Jeremiah 13: 1-11 opens with God telling Jeremiah to go buy a new pair of underwear, put them on and wear them, but not to wash them.

Okay, God? Um… right. I’m headed there now. Might have to pick up some jock itch spray while I’m at it. But I trust you.

. . .

God? It’s Jeremiah. I’ve been wearing these crusty Underoos for about a month now, and I have to say that the experience hasn’t been pleasant. My friends are avoiding me. The restaurants are making me eat in the far corner of the patio. My next door neighbor has been making veiled threats about throwing a shower party for me. I don’t know what that means, but I don’t want to find out.

Jeremiah? It’s God. Okay, it’s been long enough. Head on down to Pareth. You know that old wall where the chinking is crumbling away from the stones? Change your shorts there and stuff the stinky ones into a crack in the wall.

Thank you, God! Should I put a biohazard sign over the crack?

That won’t be necessary, Jeremiah.

Time went by, Jeremiah had a successful round of appointments with his dermatologist, and everything had gotten back to normal.
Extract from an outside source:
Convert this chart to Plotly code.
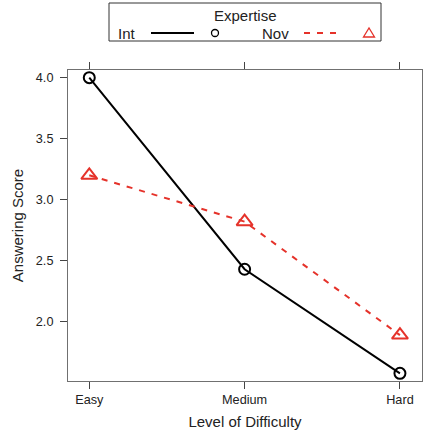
import plotly.graph_objects as go

# ---- data ----
levels = ["Easy", "Medium", "Hard"]
int_scores = [4.00, 2.43, 1.577]
nov_scores = [3.20, 2.82, 1.89]
y_ticks = [2.0, 2.5, 3.0, 3.5, 4.0]

W, H = 423, 438
L, R, T, B = 68, 1, 70, 57
PW, PH = W - L - R, H - T - B

def px2x(px):
    return (px - L) / PW

def py2y(py):
    return (H - B - py) / PH

BLACK = "#000000"
RED = "#E5322A"
FONT = "Liberation Sans, Arial, Helvetica, sans-serif"

fig = go.Figure()
fig.add_trace(go.Scatter(
    x=levels, y=int_scores, mode="lines+markers", name="Int",
    line=dict(color=BLACK, width=2),
    marker=dict(symbol="circle-open", size=11, color=BLACK, line=dict(width=2)),
    showlegend=False,
))
fig.add_trace(go.Scatter(
    x=levels, y=nov_scores, mode="lines+markers", name="Nov",
    line=dict(color=RED, width=2, dash="6px,7px"),
    marker=dict(symbol="triangle-up-open", size=14, color=RED, line=dict(width=2)),
    showlegend=False,
))

axis_common = dict(
    showgrid=False, zeroline=False, showline=True, linecolor="#707070", linewidth=1,
    mirror="allticks", ticks="outside", ticklen=7, tickcolor="#444444", tickwidth=1,
    tickfont=dict(family=FONT, size=12.7, color="#222222"), automargin=False,
)

fig.update_layout(
    width=W, height=H, autosize=False,
    margin=dict(l=L, r=R, t=T, b=B, pad=0, autoexpand=False),
    paper_bgcolor="white", plot_bgcolor="white",
    font=dict(family=FONT, color="#222222"),
    xaxis=dict(
        type="category", range=[-0.137, 2.142],
        title=dict(text="Level of Difficulty", font=dict(family=FONT, size=15, color="#222222"), standoff=10),
        **axis_common,
    ),
    yaxis=dict(
        range=[1.514, 4.063], tickvals=y_ticks, ticktext=[f"{v:.1f}" for v in y_ticks],
        title=dict(text="Answering Score", font=dict(family=FONT, size=15, color="#222222"), standoff=8),
        ticklabelstandoff=4,
        **axis_common,
    ),
)

# ---- custom lattice-style legend ----
shapes = []
annotations = []
shapes.append(dict(type="rect", xref="paper", yref="paper",
                   x0=px2x(109), x1=px2x(381), y0=py2y(41), y1=py2y(3),
                   line=dict(color="#333333", width=1), fillcolor="white"))
ly = py2y(33)
annotations.append(dict(text="Expertise", x=px2x(245), y=py2y(15), xref="paper", yref="paper",
                        showarrow=False, xanchor="center", yanchor="middle",
                        font=dict(family=FONT, size=15, color="#222222")))
annotations.append(dict(text="Int", x=px2x(126.5), y=ly, xref="paper", yref="paper",
                        showarrow=False, xanchor="center", yanchor="middle",
                        font=dict(family=FONT, size=15, color="#222222")))
annotations.append(dict(text="Nov", x=px2x(275), y=ly, xref="paper", yref="paper",
                        showarrow=False, xanchor="center", yanchor="middle",
                        font=dict(family=FONT, size=15, color="#222222")))
shapes.append(dict(type="line", xref="paper", yref="paper",
                   x0=px2x(151), x1=px2x(194), y0=ly, y1=ly,
                   line=dict(color=BLACK, width=2)))
shapes.append(dict(type="circle", xref="paper", yref="paper",
                   xsizemode="pixel", ysizemode="pixel",
                   xanchor=px2x(215), yanchor=ly, x0=-3.5, x1=3.5, y0=-3.5, y1=3.5,
                   line=dict(color=BLACK, width=1.3)))
shapes.append(dict(type="line", xref="paper", yref="paper",
                   x0=px2x(304), x1=px2x(342), y0=ly, y1=ly,
                   line=dict(color=RED, width=2, dash="6px,7px")))
shapes.append(dict(type="path", xref="paper", yref="paper",
                   xsizemode="pixel", ysizemode="pixel",
                   xanchor=px2x(369), yanchor=ly,
                   path="M -5.5,-4 L 5.5,-4 L 0,5 Z",
                   line=dict(color=RED, width=1.3)))

fig.update_layout(shapes=shapes, annotations=annotations)

fig.write_html(
    "out.html",
    config={"displayModeBar": False, "responsive": False, "staticPlot": True},
    post_script="document.body.style.margin='0px';document.body.style.padding='0px';"
                "document.body.style.overflow='hidden';document.documentElement.style.overflow='hidden';",
)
Then the word of the Lord came to Jeremiah again.

Jeremiah? It’s God again. Hey, you remember those crusty undies I made you stuff in that crack in the wall down in Pareth? Yeah… I need you to go back and get them for me.

God? Seriously.

Seriously, Jeremiah. It’s important.

So Jeremiah headed back down to Pareth to retrieve the underwear that God had commanded him to stuff in the wall crack there, and Jeremiah was not happy at the reunion. He pulled them out of the crack with a long stick.

Oh, my! God? There isn’t much left of them. They’re falling apart, and they’re… still pretty ripe!

Aha! Just as I suspected.

Is there a moral to this story, God?

Yes! You know what those rotten undies are like? They’re like Judah’s pride! Judah is wicked, and stubborn, and won’t obey me. They worship strange “gods” and adore them in my place. So I’m going to make them like that pair of grundy undies that I made you stuff in the crack in the wall.

God? I feel your pain.

That’s all I wanted, Jeremiah. I wanted to make an impression on your mind. You may find this a bit weird, but Judah and Israel used to cling to me about as closely as a man’s underwear clings to his skin.

That’s… that’s touching, God.

I know. But now? They won’t even listen to me.